## BRIEF
From the entries that follow, list every line in which the string "this" appears.

## GIVEN INFORMATION
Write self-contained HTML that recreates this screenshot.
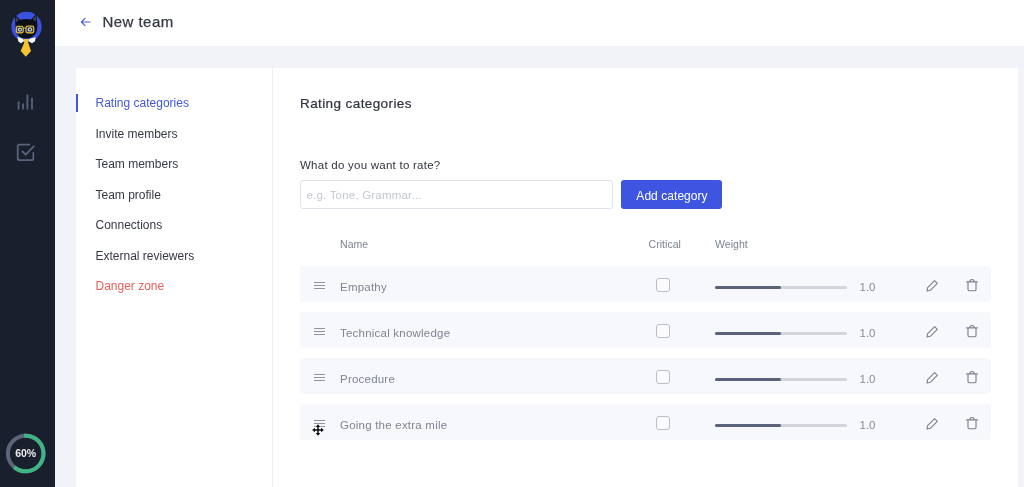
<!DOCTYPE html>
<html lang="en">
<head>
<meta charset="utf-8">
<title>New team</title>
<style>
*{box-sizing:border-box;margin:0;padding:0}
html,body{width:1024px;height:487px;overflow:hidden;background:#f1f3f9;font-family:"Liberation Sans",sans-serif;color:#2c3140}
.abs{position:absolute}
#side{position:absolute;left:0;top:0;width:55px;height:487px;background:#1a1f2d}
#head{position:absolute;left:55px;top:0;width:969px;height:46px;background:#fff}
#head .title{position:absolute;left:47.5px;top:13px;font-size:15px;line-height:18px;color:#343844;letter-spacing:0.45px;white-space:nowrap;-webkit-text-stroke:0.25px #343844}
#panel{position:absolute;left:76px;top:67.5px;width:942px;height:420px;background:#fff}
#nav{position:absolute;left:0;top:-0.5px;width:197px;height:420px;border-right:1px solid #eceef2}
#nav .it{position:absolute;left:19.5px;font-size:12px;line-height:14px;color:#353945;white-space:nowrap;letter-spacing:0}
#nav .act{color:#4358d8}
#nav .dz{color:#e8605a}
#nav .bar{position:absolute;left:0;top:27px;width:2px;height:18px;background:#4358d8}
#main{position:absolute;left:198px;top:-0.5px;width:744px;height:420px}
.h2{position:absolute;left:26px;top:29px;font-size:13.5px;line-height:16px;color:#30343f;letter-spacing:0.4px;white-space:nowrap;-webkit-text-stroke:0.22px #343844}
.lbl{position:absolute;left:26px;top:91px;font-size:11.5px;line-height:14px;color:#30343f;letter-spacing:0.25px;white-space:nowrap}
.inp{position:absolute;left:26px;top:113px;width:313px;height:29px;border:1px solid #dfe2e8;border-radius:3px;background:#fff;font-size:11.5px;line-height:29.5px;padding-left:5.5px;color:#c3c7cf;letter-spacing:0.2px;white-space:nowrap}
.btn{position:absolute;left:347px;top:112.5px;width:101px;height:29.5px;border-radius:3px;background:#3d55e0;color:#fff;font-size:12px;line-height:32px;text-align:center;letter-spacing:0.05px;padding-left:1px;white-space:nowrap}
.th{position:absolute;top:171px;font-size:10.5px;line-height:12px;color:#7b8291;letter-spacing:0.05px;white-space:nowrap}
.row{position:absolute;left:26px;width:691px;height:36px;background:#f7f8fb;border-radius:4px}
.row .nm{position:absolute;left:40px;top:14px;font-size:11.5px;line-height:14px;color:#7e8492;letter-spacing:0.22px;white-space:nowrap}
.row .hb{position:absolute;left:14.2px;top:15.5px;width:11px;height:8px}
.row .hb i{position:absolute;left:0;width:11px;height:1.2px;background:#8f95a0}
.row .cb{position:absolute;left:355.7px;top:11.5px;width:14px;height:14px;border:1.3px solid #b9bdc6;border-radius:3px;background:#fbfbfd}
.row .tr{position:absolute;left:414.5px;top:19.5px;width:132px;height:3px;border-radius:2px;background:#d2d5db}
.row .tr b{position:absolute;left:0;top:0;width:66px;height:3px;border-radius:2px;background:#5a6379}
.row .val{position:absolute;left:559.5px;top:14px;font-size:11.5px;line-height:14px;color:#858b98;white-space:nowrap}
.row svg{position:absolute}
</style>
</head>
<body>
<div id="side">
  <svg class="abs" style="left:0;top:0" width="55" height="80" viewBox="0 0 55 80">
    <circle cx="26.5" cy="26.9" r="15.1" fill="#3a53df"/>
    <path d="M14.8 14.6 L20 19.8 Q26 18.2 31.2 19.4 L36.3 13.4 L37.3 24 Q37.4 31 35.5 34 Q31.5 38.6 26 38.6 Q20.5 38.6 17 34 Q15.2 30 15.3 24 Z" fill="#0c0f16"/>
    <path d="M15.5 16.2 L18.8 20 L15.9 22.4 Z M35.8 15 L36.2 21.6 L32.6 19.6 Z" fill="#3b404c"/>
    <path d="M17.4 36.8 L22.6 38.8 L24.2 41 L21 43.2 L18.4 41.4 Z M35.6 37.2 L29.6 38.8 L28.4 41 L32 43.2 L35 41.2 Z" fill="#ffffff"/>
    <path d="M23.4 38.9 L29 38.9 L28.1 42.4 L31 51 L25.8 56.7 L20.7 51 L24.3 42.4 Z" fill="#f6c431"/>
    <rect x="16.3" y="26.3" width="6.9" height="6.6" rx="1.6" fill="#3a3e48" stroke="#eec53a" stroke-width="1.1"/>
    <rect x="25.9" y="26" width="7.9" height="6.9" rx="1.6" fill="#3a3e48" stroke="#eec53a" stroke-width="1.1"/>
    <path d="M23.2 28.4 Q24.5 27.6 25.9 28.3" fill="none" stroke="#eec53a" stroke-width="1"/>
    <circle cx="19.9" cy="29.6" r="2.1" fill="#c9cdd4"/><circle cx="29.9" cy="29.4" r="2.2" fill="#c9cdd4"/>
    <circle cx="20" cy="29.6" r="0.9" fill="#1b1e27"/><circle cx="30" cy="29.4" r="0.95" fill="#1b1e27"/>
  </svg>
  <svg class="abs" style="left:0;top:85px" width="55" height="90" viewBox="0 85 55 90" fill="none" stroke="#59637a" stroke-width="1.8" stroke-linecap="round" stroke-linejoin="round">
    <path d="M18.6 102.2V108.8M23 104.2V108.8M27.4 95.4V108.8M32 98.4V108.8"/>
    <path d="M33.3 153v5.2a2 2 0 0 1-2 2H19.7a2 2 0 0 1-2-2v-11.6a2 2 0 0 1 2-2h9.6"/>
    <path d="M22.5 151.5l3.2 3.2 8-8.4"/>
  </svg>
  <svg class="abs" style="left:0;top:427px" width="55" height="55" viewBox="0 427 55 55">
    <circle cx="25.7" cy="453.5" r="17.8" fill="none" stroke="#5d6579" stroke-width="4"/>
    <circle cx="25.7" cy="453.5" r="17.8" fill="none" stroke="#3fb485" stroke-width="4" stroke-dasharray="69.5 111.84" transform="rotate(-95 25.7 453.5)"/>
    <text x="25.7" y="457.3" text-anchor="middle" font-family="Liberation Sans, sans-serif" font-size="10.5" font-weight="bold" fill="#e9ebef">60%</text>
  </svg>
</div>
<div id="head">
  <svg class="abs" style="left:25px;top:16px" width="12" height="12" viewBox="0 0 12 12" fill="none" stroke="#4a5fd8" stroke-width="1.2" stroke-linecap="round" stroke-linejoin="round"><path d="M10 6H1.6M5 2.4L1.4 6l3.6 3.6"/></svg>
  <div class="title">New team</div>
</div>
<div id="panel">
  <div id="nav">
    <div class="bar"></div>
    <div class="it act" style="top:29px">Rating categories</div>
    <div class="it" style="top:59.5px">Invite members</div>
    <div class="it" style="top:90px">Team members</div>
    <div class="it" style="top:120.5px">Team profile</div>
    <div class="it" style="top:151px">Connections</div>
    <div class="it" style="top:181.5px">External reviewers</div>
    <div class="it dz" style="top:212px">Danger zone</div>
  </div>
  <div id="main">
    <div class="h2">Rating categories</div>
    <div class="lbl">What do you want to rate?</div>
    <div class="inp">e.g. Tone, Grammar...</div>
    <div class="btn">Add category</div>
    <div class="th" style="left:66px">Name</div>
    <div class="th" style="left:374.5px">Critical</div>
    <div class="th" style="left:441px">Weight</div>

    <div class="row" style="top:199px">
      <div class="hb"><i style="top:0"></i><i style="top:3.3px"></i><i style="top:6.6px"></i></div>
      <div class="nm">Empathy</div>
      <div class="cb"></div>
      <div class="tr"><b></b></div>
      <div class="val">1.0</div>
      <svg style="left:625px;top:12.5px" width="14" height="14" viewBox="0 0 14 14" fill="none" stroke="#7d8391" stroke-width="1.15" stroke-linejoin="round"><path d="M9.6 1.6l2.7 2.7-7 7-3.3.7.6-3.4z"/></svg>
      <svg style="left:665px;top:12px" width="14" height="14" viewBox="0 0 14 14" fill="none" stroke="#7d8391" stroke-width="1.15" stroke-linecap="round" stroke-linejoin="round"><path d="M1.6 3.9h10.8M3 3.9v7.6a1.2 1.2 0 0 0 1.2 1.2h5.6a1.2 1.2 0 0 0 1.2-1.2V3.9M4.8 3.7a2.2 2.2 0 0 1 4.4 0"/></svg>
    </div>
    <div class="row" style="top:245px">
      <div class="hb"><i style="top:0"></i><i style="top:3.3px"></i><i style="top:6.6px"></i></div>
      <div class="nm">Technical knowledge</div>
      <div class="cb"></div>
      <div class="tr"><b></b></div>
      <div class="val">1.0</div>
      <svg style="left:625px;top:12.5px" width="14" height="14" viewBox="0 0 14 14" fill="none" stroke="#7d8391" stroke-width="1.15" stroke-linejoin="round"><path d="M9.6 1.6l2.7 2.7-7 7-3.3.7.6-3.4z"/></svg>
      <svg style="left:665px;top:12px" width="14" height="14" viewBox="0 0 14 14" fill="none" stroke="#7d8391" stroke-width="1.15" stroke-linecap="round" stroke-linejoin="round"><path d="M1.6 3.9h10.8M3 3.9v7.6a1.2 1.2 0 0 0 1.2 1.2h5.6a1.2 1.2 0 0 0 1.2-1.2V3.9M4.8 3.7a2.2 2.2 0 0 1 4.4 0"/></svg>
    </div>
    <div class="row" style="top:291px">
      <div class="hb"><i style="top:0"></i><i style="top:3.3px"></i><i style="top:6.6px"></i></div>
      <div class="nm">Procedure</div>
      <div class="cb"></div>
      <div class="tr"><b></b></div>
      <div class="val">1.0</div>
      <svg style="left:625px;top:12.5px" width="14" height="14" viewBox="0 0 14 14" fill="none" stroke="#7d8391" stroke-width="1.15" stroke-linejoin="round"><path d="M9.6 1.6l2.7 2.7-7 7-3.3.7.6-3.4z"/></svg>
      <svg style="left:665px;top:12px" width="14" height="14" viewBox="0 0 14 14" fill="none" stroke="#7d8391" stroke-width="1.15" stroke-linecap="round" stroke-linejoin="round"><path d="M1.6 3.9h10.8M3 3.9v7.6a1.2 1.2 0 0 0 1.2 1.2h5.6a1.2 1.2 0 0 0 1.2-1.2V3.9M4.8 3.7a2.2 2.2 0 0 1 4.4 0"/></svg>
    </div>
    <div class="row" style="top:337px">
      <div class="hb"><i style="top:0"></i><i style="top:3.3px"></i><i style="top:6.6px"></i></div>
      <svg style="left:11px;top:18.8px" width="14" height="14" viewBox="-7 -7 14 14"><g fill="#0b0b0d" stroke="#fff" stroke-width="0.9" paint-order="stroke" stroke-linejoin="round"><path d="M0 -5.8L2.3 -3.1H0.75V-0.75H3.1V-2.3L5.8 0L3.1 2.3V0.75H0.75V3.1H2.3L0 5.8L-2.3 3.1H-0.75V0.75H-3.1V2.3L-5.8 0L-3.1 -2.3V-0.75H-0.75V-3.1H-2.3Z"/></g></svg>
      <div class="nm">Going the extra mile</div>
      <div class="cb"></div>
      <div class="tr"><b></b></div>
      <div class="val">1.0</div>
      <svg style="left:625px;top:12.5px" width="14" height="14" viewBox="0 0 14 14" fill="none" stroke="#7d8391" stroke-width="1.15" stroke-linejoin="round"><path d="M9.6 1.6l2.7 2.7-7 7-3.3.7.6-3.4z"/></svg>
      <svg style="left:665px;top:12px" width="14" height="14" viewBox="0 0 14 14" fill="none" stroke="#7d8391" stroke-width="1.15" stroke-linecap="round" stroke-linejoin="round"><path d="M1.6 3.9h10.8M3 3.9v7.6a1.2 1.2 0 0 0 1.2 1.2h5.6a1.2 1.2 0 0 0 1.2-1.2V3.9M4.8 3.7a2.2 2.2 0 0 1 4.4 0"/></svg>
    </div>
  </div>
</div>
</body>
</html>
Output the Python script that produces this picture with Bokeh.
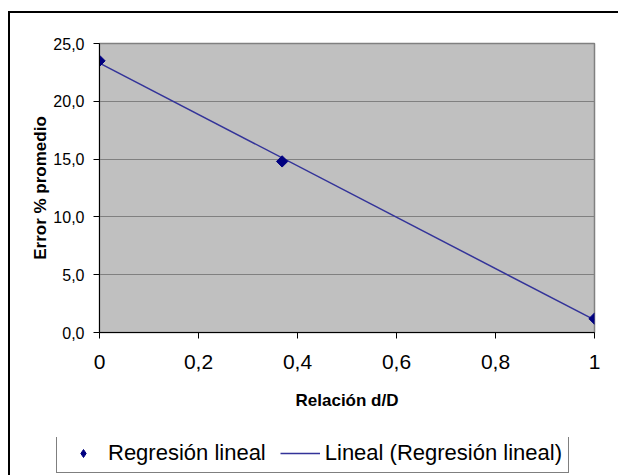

## FULL SOLUTION
Write self-contained HTML that recreates this screenshot.
Output the Python script that produces this picture with Bokeh.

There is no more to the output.